Morwell won a somewhat non-atmospheric premiership decider by three goals in a dour 8.7 (55) to 5.7 (37) victory.

In the Sale camp, the mood following the outcome was one of absolute devastation.

Sale Football-Netball Club Historian Tassie Deacon said the anguish was a tough pill to swallow, but paid credit to Wonthaggi for playing inspired football on the day.

“2014 does not bring back fond memories that is for sure,” he said.

“Sale had been favourites for the flag and practically wasted a year having finished equal top on the ladder.

“The three-quarter-time lead should have been defendable, but Wonthaggi turned it around from there.”

Shaw was in no doubt as to where the preliminary final win ranked in his career.

“It was definitely the best win I have been apart of,” he said.

“All the boys that played that day are lucky enough to be apart of something special.”

Despite falling short at the last hurdle Raitlon said the Wonthaggi team of 2014 was one he held close to his heart.

“Even though we lost the grand final I’ve got the team photo from the day up on the wall because for me, that team epitomised effort,” he said.

With finals on the horizon, many teams across Gippsland will be mulling over how their campaigns may end up.

The teams that have gone through undefeated will know the weight of expectation will be on their shoulders, whilst those who have crawled into finals will know that anything is possible if a team can get on some sort of roll.

Railton was happy to offer some advice for those entering the play-off stages.

“The scoreboard never dictates effort.

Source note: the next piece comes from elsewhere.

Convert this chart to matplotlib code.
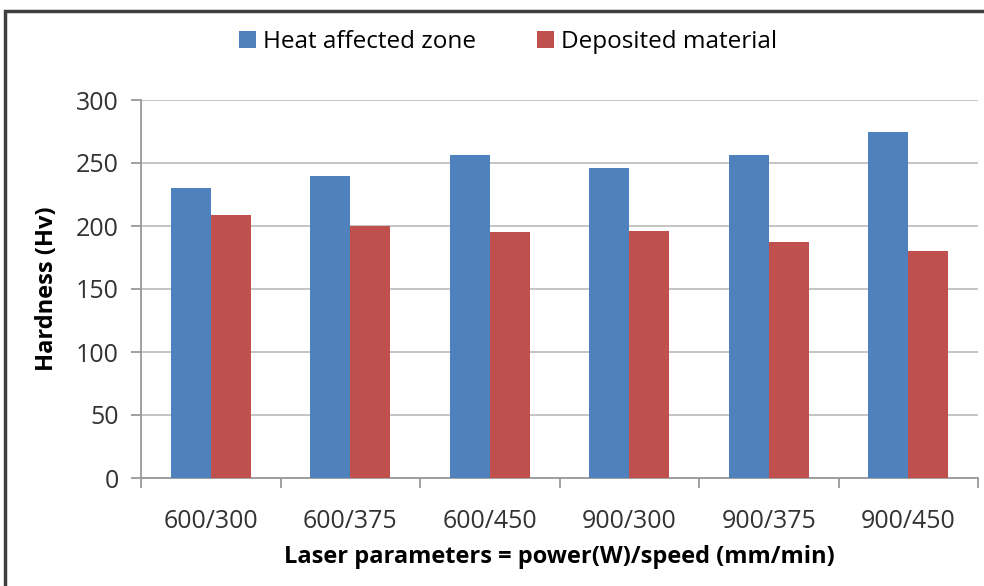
import numpy as np
import matplotlib
matplotlib.use("Agg")
import matplotlib.pyplot as plt
from matplotlib.patches import Rectangle

categories = ["600/300", "600/375", "600/450", "900/300", "900/375", "900/450"]
haz = [230, 240, 256, 246, 256, 275]
deposited = [209, 200, 195, 196, 187, 180]
series_names = ["Heat affected zone", "Deposited material"]
yticks = [0, 50, 100, 150, 200, 250, 300]

plt.rcParams['font.family'] = ['Open Sans', 'DejaVu Sans']

W, H = 984, 586
fig = plt.figure(figsize=(W / 100, H / 100), dpi=100)
ax = fig.add_axes([141 / W, 1 - 478 / H, (978 - 141) / W, (478 - 100) / H])

x = np.arange(len(categories))
bw = 0.285
ax.bar(x - bw / 2, haz, bw, color="#4F81BD", label=series_names[0], zorder=3)
ax.bar(x + bw / 2, deposited, bw, color="#C0504D", label=series_names[1], zorder=3)

ax.set_xlim(-0.5, len(categories) - 0.5)
ax.set_ylim(0, 300)
ax.set_yticks(yticks)
ax.yaxis.grid(True, color="#BFBFBF", linewidth=1.3, zorder=0)
ax.set_xticks(x)
ax.set_xticklabels(categories, fontsize=18, color="#333333")
ax.tick_params(axis="x", length=0, pad=22)
ax.set_xticks(np.arange(len(categories) + 1) - 0.5, minor=True)
ax.tick_params(axis="x", which="minor", length=7, color="#999999", width=1.3)
ax.tick_params(axis="y", length=7, color="#999999", width=1.3, labelsize=18,
               labelcolor="#333333", pad=9)
for s in ["top", "right"]:
    ax.spines[s].set_visible(False)
for s in ["left", "bottom"]:
    ax.spines[s].set_color("#999999")
    ax.spines[s].set_linewidth(1.3)

ax.set_ylabel("Hardness (Hv)", fontsize=17, fontweight="bold", labelpad=12)
ax.set_xlabel("Laser parameters = power(W)/speed (mm/min)", fontsize=17,
              fontweight="bold", labelpad=8)

fig.legend(loc="center", bbox_to_anchor=(508 / W, 1 - 42 / H), ncol=2,
           frameon=False, fontsize=17.5, handlelength=0.7, handleheight=0.7,
           handletextpad=0.3, columnspacing=2.5)

fig.patches.append(Rectangle((5 / W, -0.1), 1.2, 1 - 11 / H + 0.1,
                             transform=fig.transFigure, fill=False,
                             edgecolor="#404040", linewidth=2.5))

fig.savefig("out.png", dpi=100)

When you are 12 goals down at half-time in the mud you stop worrying about it and focus on each contest you have control of,” he said.

“The same applies when you are up by 12 or scores are level.

“It sounds simple but that is what the best teams do.

“Finals are a whole new season, keep the game plan and instructions to a minimum, reinforce how you want to play and what you have been training nine months for.

“It’s not about the x’s and o’s, it’s about how much the team cares for each other.”